Given information

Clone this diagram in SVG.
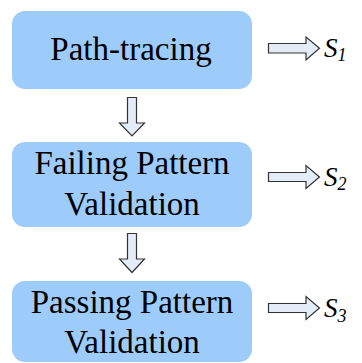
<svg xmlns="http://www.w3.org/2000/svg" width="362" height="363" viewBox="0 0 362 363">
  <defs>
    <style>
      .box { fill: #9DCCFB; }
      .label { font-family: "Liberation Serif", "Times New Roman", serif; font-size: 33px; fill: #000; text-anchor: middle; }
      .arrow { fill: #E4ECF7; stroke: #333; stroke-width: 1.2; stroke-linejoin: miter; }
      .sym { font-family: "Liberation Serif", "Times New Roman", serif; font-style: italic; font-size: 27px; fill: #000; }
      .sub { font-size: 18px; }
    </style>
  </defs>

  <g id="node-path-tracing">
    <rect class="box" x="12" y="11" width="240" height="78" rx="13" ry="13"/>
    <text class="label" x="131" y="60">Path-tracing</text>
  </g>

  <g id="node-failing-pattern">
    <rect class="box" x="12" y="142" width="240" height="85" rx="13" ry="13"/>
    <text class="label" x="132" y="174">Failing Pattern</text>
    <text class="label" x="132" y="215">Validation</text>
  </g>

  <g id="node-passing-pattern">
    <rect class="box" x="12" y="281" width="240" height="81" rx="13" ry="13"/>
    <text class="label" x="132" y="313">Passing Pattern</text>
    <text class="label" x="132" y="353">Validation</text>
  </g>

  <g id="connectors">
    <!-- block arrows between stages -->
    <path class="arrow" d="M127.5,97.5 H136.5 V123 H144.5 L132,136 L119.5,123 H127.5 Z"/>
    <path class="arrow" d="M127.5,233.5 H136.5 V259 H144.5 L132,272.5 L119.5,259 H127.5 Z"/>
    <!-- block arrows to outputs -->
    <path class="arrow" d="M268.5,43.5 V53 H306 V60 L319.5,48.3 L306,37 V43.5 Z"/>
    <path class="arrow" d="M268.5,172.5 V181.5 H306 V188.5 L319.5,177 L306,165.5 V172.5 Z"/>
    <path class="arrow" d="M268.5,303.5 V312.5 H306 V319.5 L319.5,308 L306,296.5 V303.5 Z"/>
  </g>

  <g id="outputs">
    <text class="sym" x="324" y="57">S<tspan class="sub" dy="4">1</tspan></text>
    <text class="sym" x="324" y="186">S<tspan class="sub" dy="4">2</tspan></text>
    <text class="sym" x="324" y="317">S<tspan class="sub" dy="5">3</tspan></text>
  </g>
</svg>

What to work on
Write out each line again precisely as it appears, skipping every picture.

Answer in full
Clone this diagram in SVG.
<svg xmlns="http://www.w3.org/2000/svg" width="362" height="363" viewBox="0 0 362 363">
  <defs>
    <style>
      .box { fill: #9DCCFB; }
      .label { font-family: "Liberation Serif", "Times New Roman", serif; font-size: 33px; fill: #000; text-anchor: middle; }
      .arrow { fill: #E4ECF7; stroke: #333; stroke-width: 1.2; stroke-linejoin: miter; }
      .sym { font-family: "Liberation Serif", "Times New Roman", serif; font-style: italic; font-size: 27px; fill: #000; }
      .sub { font-size: 18px; }
    </style>
  </defs>

  <g id="node-path-tracing">
    <rect class="box" x="12" y="11" width="240" height="78" rx="13" ry="13"/>
    <text class="label" x="131" y="60">Path-tracing</text>
  </g>

  <g id="node-failing-pattern">
    <rect class="box" x="12" y="142" width="240" height="85" rx="13" ry="13"/>
    <text class="label" x="132" y="174">Failing Pattern</text>
    <text class="label" x="132" y="215">Validation</text>
  </g>

  <g id="node-passing-pattern">
    <rect class="box" x="12" y="281" width="240" height="81" rx="13" ry="13"/>
    <text class="label" x="132" y="313">Passing Pattern</text>
    <text class="label" x="132" y="353">Validation</text>
  </g>

  <g id="connectors">
    <!-- block arrows between stages -->
    <path class="arrow" d="M127.5,97.5 H136.5 V123 H144.5 L132,136 L119.5,123 H127.5 Z"/>
    <path class="arrow" d="M127.5,233.5 H136.5 V259 H144.5 L132,272.5 L119.5,259 H127.5 Z"/>
    <!-- block arrows to outputs -->
    <path class="arrow" d="M268.5,43.5 V53 H306 V60 L319.5,48.3 L306,37 V43.5 Z"/>
    <path class="arrow" d="M268.5,172.5 V181.5 H306 V188.5 L319.5,177 L306,165.5 V172.5 Z"/>
    <path class="arrow" d="M268.5,303.5 V312.5 H306 V319.5 L319.5,308 L306,296.5 V303.5 Z"/>
  </g>

  <g id="outputs">
    <text class="sym" x="324" y="57">S<tspan class="sub" dy="4">1</tspan></text>
    <text class="sym" x="324" y="186">S<tspan class="sub" dy="4">2</tspan></text>
    <text class="sym" x="324" y="317">S<tspan class="sub" dy="5">3</tspan></text>
  </g>
</svg>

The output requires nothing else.